Thursday 4 April 2019

Re: Proposal: drop rails and its reverse-dependencies from Ubuntu 19.04 [Re: Maintaining language-specific module package stacks]

On Thu, Apr 04, 2019 at 02:07:50PM +0200, Matthias Klose wrote:
> This is short-sighted, and greatly influenced by the voices of language-specific
> upstream communities. As seen at several occasions at PyCon: Ask an upstream
> community, which Linux distribution they use (majority of hands go up for
> Ubuntu), and then how many of those use the system Python (majority of hands go
> down). Please ask this Python question to an upstream Java, upstream Ruby
> community, and I assume that nobody cares and uses the Python as distributed by
> Ubuntu. Ask the Java and Python communities the same question about Ruby, and
> these are probably happy with the Ruby found on Ubuntu. Now remove the Ruby,
> Python and Java stacks, and probably nobody will be happy anymore.

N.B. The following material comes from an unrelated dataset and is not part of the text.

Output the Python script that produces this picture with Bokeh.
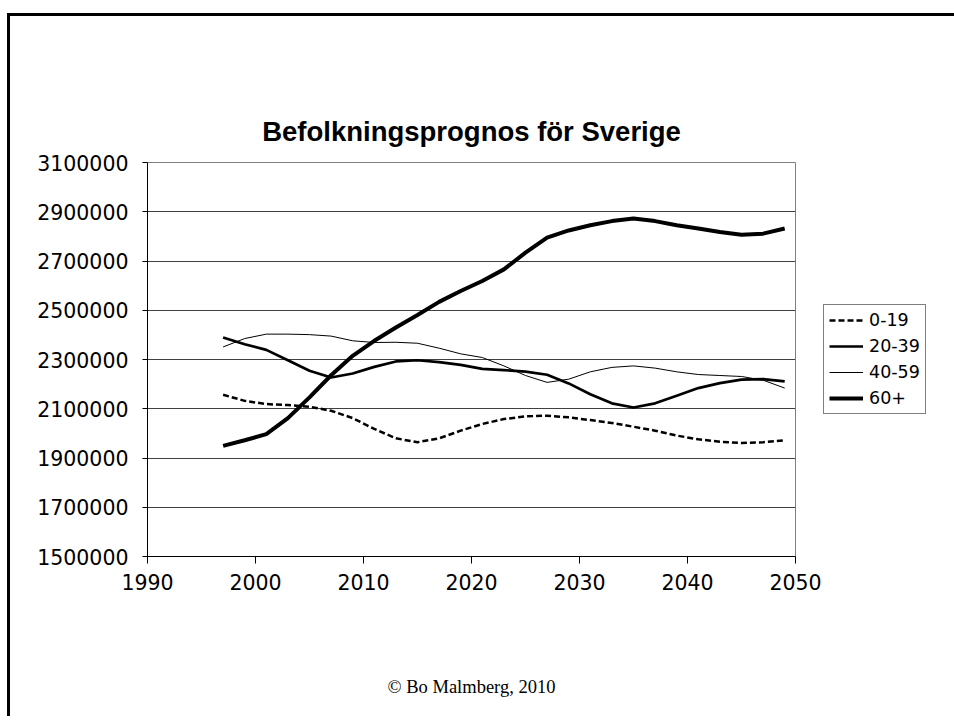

I agree strongly with this, and I think it's well-put. When I'm working
on (say) Launchpad, I'm acting as a Python developer, and I'm much more
likely to look to PyPI for dependencies than to look to the Ubuntu
archive. On the other hand, when I'm installing (say) icingaweb2 to
help me monitor systems on my local network, I'm *not* acting as a PHP
developer despite the fact that it happens to be implemented in PHP; I
just want to install something vaguely sensible and maintained and have
it work, rather than having to teach myself how PHP repositories work,
and having my distribution suddenly tell me that I have to do the latter
would be a considerable inconvenience.

In the case of Rails, perhaps most users of that package would be Ruby
developers anyway and thus would be perfectly happy to use Ruby-specific
repositories, although I don't know that for sure and you'd need to ask
people who actually use it. However, we should be very wary of
generalising from this case to cases of packages that can be used with
only minimal experience with their implementation language.

I would say that removing poorly-maintained packages that are mainly
used by people in developer roles is very different from removing
poorly-maintained packages that are mainly used by people in user roles.
(I've chosen my words carefully here to emphasise that the same people
may very well have different roles depending on what they're doing.)